Fiona Thompson, principal at Richmond International, said that an open-plan bathroom makes the “volume” of a guestroom seem greater and places more emphasis on the overall design of the space. O’Sullivan agreed, but not without some reservations. “Although there is a desire by most designers (and owners) to create the sense of openness and more gracious guestroom spaces, the connection of sleeping space to grooming areas continues to be challenging,” she said. “Guest privacy, light and sound transmission, and MEP concerns (ventilation/condensation) create issues that must be resolved to maintain a sense of luxury and quality.”

Just about every element of a guestroom can be high-tech, with USB chargers integrated into bedside tables and desks and LED lights becoming popular for instantly adjusting a room’s mood. Guests can now control everything from lighting to curtains with bedside devices.
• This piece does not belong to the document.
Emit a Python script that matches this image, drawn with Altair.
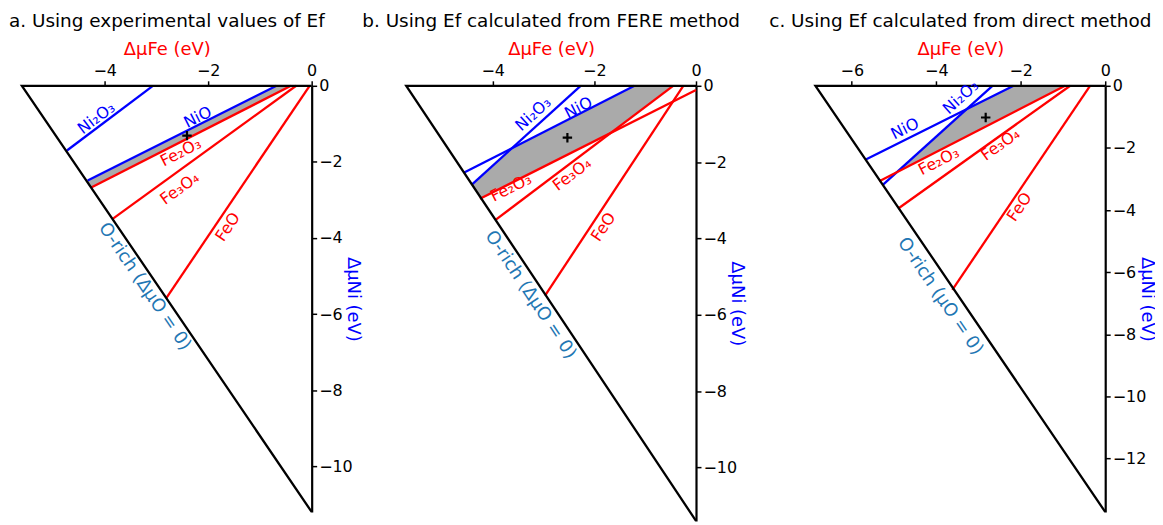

All of this convenience, Waisbrod said, has changed the way designers consider the layout of a hotel room. “We are able to eliminate larger pieces of furniture and replaced them with scaled-down [options]” he said.

“Every hotel room must have accessibility to Wi-Fi and power sources,” said Roslyn Cama of design firm Cama. “Appropriate lighting also adds to the efficiency of a work environment, the flexibility in lighting control lets one guest rest while another works.”

“Desks are disappearing,” Thompson said. With smaller and increasingly portable electronic devices, she said, few people want to sit at a desk in their room. Instead, O’Sullivan said, flexible work areas within the guestroom are replacing traditional desks. “These spaces allow the guest multiple options for working, dining, relaxing or all of these at once.”

When guestrooms do incorporate a table, Cama added, they tend to be longer and narrower than in previous years, and are frequently portable.